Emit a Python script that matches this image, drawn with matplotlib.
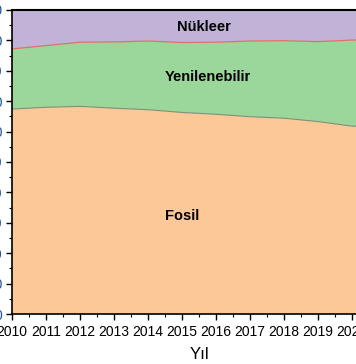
import numpy as np
import matplotlib
matplotlib.use("Agg")
import matplotlib.pyplot as plt
from matplotlib.ticker import MultipleLocator

plt.rcParams['font.family'] = ['Liberation Sans', 'DejaVu Sans']

# data (share of electricity, %)
years = [2010, 2011, 2012, 2013, 2014, 2015, 2016, 2017, 2018, 2019, 2020, 2021]
fosil = [67.4, 68.0, 68.3, 67.7, 67.2, 66.3, 65.7, 64.9, 64.4, 63.3, 61.8, 61.5]
yenilenebilir = [19.8, 20.3, 21.1, 21.8, 22.6, 23.0, 23.7, 24.9, 25.5, 26.3, 28.3, 28.7]
nukleer = [12.8, 11.7, 10.6, 10.5, 10.2, 10.7, 10.6, 10.2, 10.1, 10.4, 9.9, 9.8]

c_fosil = '#fdc898'
c_yen = '#9bd69a'
c_nuk = '#c1b2d7'

fig = plt.figure(figsize=(3.56, 3.64), dpi=100)
# axes wider than the figure, right side is cut off like the reference
ax = fig.add_axes([12/356, 50/364, 374/356, 304/364])

x = np.array(years)
f = np.array(fosil)
r = f + np.array(yenilenebilir)
ax.fill_between(x, 0, f, color=c_fosil, lw=0)
ax.fill_between(x, f, r, color=c_yen, lw=0)
ax.fill_between(x, r, 100, color=c_nuk, lw=0)
ax.plot(x, f, color='#7f8f7a', lw=0.8)
ax.plot(x, r, color='#e0706a', lw=0.9)

ax.set_xlim(2010, 2021)
ax.set_ylim(0, 100)

ax.text(2015.65, 94.4, 'Nükleer', ha='center', va='center', fontsize=10.5, fontweight='bold')
ax.text(2015.75, 78, 'Yenilenebilir', ha='center', va='center', fontsize=10.5, fontweight='bold')
ax.text(2015.0, 32.2, 'Fosil', ha='center', va='center', fontsize=10.5, fontweight='bold')

ax.xaxis.set_major_locator(MultipleLocator(1))
ax.xaxis.set_minor_locator(MultipleLocator(0.5))
ax.yaxis.set_major_locator(MultipleLocator(10))
ax.yaxis.set_minor_locator(MultipleLocator(5))
ax.tick_params(which='major', direction='out', length=4, width=1, labelsize=10, pad=4)
ax.tick_params(which='minor', direction='out', length=2.5, width=0.8)
ax.tick_params(axis='y', labelcolor='#1f4fa0', pad=3)
ax.set_xticklabels([str(int(t)) for t in ax.get_xticks()])

for s in ax.spines.values():
    s.set_linewidth(1.2)
ax.spines['top'].set_linewidth(1.5)

ax.set_xlabel('Yıl', fontsize=12, labelpad=6)

fig.savefig('out.png', dpi=100)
☆ ☆ ☆ ☆ ☆
Leave out the pictures and transcribe everything else exactly.

Emit a Python script that matches this image, drawn with matplotlib.
import numpy as np
import matplotlib
matplotlib.use("Agg")
import matplotlib.pyplot as plt
from matplotlib.ticker import MultipleLocator

plt.rcParams['font.family'] = ['Liberation Sans', 'DejaVu Sans']

# data (share of electricity, %)
years = [2010, 2011, 2012, 2013, 2014, 2015, 2016, 2017, 2018, 2019, 2020, 2021]
fosil = [67.4, 68.0, 68.3, 67.7, 67.2, 66.3, 65.7, 64.9, 64.4, 63.3, 61.8, 61.5]
yenilenebilir = [19.8, 20.3, 21.1, 21.8, 22.6, 23.0, 23.7, 24.9, 25.5, 26.3, 28.3, 28.7]
nukleer = [12.8, 11.7, 10.6, 10.5, 10.2, 10.7, 10.6, 10.2, 10.1, 10.4, 9.9, 9.8]

c_fosil = '#fdc898'
c_yen = '#9bd69a'
c_nuk = '#c1b2d7'

fig = plt.figure(figsize=(3.56, 3.64), dpi=100)
# axes wider than the figure, right side is cut off like the reference
ax = fig.add_axes([12/356, 50/364, 374/356, 304/364])

x = np.array(years)
f = np.array(fosil)
r = f + np.array(yenilenebilir)
ax.fill_between(x, 0, f, color=c_fosil, lw=0)
ax.fill_between(x, f, r, color=c_yen, lw=0)
ax.fill_between(x, r, 100, color=c_nuk, lw=0)
ax.plot(x, f, color='#7f8f7a', lw=0.8)
ax.plot(x, r, color='#e0706a', lw=0.9)

ax.set_xlim(2010, 2021)
ax.set_ylim(0, 100)

ax.text(2015.65, 94.4, 'Nükleer', ha='center', va='center', fontsize=10.5, fontweight='bold')
ax.text(2015.75, 78, 'Yenilenebilir', ha='center', va='center', fontsize=10.5, fontweight='bold')
ax.text(2015.0, 32.2, 'Fosil', ha='center', va='center', fontsize=10.5, fontweight='bold')

ax.xaxis.set_major_locator(MultipleLocator(1))
ax.xaxis.set_minor_locator(MultipleLocator(0.5))
ax.yaxis.set_major_locator(MultipleLocator(10))
ax.yaxis.set_minor_locator(MultipleLocator(5))
ax.tick_params(which='major', direction='out', length=4, width=1, labelsize=10, pad=4)
ax.tick_params(which='minor', direction='out', length=2.5, width=0.8)
ax.tick_params(axis='y', labelcolor='#1f4fa0', pad=3)
ax.set_xticklabels([str(int(t)) for t in ax.get_xticks()])

for s in ax.spines.values():
    s.set_linewidth(1.2)
ax.spines['top'].set_linewidth(1.5)

ax.set_xlabel('Yıl', fontsize=12, labelpad=6)

fig.savefig('out.png', dpi=100)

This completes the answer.